BP profits plunge 71.4% as weaker oil and gas prices and US outage hit energy giant


BP is sticking with plans to hand over nearly $3billion (£2.4billion) to shareholders in dividends and share buybacks despite its first quarter net profits crashing 71.4 percent to £1.9billion.

The oil major said that despite a strong performance from its oil trading arm, as well as better refining margins and higher production volumes, a combination of weaker oil and gas prices and the outage of its Whiting refinery in Indiana in February had hit its profits.

Aside from lower net profits, for the three months to the end of March BP saw its revenues drop 12.3 percent to £39.9billion. Its net debt also crept up 13.1 percent to £19.2billion.

Despite the fall in its revenues and its profits and the increase in its debt, BP chief executive Murray Auchincloss said that the oil major had delivered ”another resilient quarter financially”.

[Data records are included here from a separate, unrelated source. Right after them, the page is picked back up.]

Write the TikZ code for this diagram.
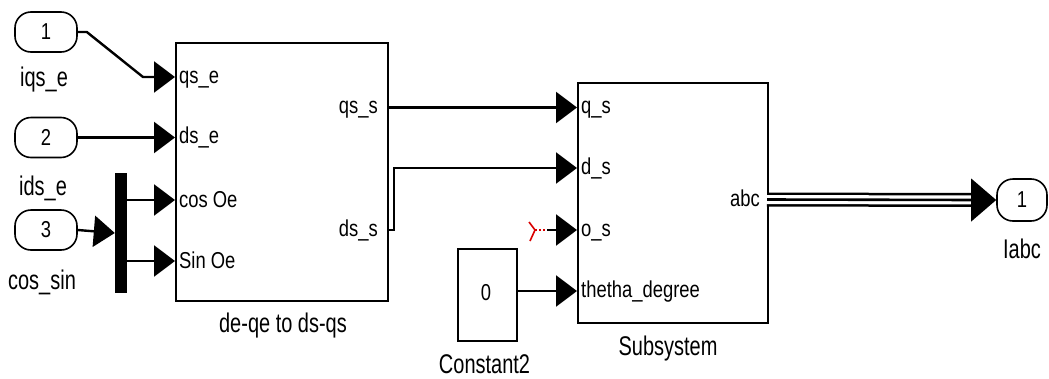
\documentclass[tikz,border=0pt]{standalone}
\usepackage{fontspec}
\newfontfamily\inlblfont[FakeStretch=0.8]{Liberation Sans}
\newfontfamily\outlblfont[FakeStretch=0.74]{Liberation Sans}
\usetikzlibrary{arrows.meta,calc}
\newcommand\skin{\inlblfont\fontsize{23}{23}\selectfont}
\newcommand\skout{\outlblfont\fontsize{27}{27}\selectfont}
\tikzset{
  blk/.style={draw, line width=1.8pt, inner sep=0pt, anchor=north west},
  port/.style={draw, line width=1.6pt, rounded corners=16pt, minimum width=62pt,
               minimum height=40pt, inner sep=0pt, font=\skin},
  inl/.style={font=\skin, inner sep=0pt},
  outl/.style={font=\skout, inner sep=0pt, anchor=base},
  sig/.style={line width=2.4pt},
  arr/.style={sig, -{Triangle[length=21pt,width=31pt]}},
}
\begin{document}
\begin{tikzpicture}[x=1pt,y=-1pt]
\useasboundingbox (0,0) rectangle (1049,378);

% inports
\node[port] (in1) at (46,32) {1};
\node[port] (in2) at (46,137.5) {2};
\node[port] (in3) at (46,230) {3};
\node[outl] at (44,86) {iqs\_e};
\node[outl] at (43,195) {ids\_e};
\node[outl] at (42,289) {cos\_sin};

% mux bar
\node[fill, minimum width=12pt, minimum height=120pt, inner sep=0pt] (mux) at (121,233) {};

% de-qe to ds-qs block
\node[blk, minimum width=212pt, minimum height=258pt] (b1) at (175,42) {};
\coordinate (b1i1) at (175,77);
\coordinate (b1i2) at (175,137.5);
\coordinate (b1i3) at (175,200);
\coordinate (b1i4) at (175,261);
\coordinate (b1o1) at (387,107.5);
\coordinate (b1o2) at (387,230);
\node[inl, anchor=base west] at ($(b1i1)+(4,6)$) {qs\_e};
\node[inl, anchor=base west] at ($(b1i2)+(4,6)$) {ds\_e};
\node[inl, anchor=base west] at ($(b1i3)+(4,7)$) {cos Oe};
\node[inl, anchor=base west] at ($(b1i4)+(4,7)$) {Sin Oe};
\node[inl, anchor=base east] at ($(b1o1)+(-9,6)$) {qs\_s};
\node[inl, anchor=base east] at ($(b1o2)+(-9,6)$) {ds\_s};
\node[outl] at (283,332) {de-qe to ds-qs};

% constant block
\node[blk, minimum width=59pt, minimum height=92pt] (c2) at (457,248) {};
\coordinate (c2o) at (516,291);
\node[inl, anchor=base] at (486,300) {0};
\node[outl] at (484.5,373) {Constant2};

% subsystem block
\node[blk, minimum width=190pt, minimum height=240pt] (sub) at (577,82) {};
\coordinate (s1) at (577,107.5);
\coordinate (s2) at (577,168);
\coordinate (s3) at (577,230);
\coordinate (s4) at (577,291);
\coordinate (so) at (767,199.5);
\node[inl, anchor=base west] at ($(s1)+(4,6)$) {q\_s};
\node[inl, anchor=base west] at ($(s2)+(4,6)$) {d\_s};
\node[inl, anchor=base west] at ($(s3)+(4,6)$) {o\_s};
\node[inl, anchor=base west] at ($(s4)+(4,6)$) {thetha\_degree};
\node[inl, anchor=base east] at ($(so)+(-7,7)$) {abc};
\node[outl] at (668,355) {Subsystem};

% outport
\node[port, minimum width=50pt, minimum height=42pt] (out1) at (1022,200) {1};
\node[outl] at (1022,258) {Iabc};

% signal lines
\draw[arr] (in1.east) -- ++(9,0) -- (143,77) -- (b1i1);
\draw[arr] (in2.east) -- (b1i2);
\draw[arr] (in3.east) -- (mux.west);
\draw[arr] (mux.east |- b1i3) -- (b1i3);
\draw[arr] (mux.east |- b1i4) -- (b1i4);
\draw[arr] (b1o1) -- (s1);
\draw[arr] (b1o2) -- ++(7,0) |- (s2);
\draw[arr] (c2o) -- (s4);

% unconnected input
\coordinate (fork) at (535,230);
\draw[red!85!black, line width=1.6pt] (529,222) -- (fork) -- (530,241);
\draw[red!85!black, line width=1.6pt, dash pattern=on 2pt off 2pt] (fork) -- (549,230);
\draw[arr] (547,230) -- (s3);

% bus to outport
\coordinate (busend) at ($(out1.west)+(-22,0)$);
\draw[line width=14pt] (so) -- (busend);
\draw[line width=9pt, white] (so) -- (busend);
\draw[line width=2.6pt] (so) -- (busend);
\fill ($(out1.west)+(-25,-21.5)$) -- (out1.west) -- ($(out1.west)+(-25,21.5)$) -- cycle;
\end{tikzpicture}
\end{document}
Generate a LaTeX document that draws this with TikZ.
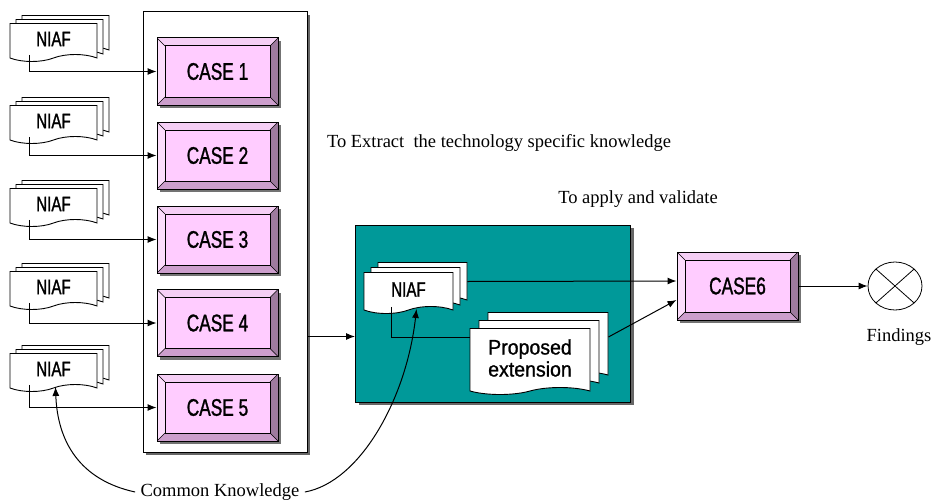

As a result, it has held its first quarter dividend at 7.3 US cents (5.8p) per share, a payout worth £973.3million to shareholders. It will also buy back approximately £1.4billion of its shares, as part of the £2.8billion first half shareholder bonanza it announced at its annual results in February.

BP’s results were Auchincloss’ first since he was confirmed as its permanent chief executive in January. Although they missed City forecasts, analysts and investors were encouraged by the fact that he stuck with its dividend and share buyback plans.

AJ Bell investment director Russ Mould said that while the results represent a ”relatively” inauspicious start” for Auchincloss, they were the equivalent of a ”caretaker boss at a football club getting the job full time and then losing one-nil in a closely fought game than anything more disastrous than that”.

Jamie Maddock, energy analyst at Quilter Cheviot, noted that aside from BP being confident enough in its prospects to keep its payout plans unchanged, it is also looking to make at least £1.6billion in cost savings by the end of 2026.

He added: “BP is facing pressures on a few fronts, so unspectacular results will be welcomed until it is clear the business is in better shape.”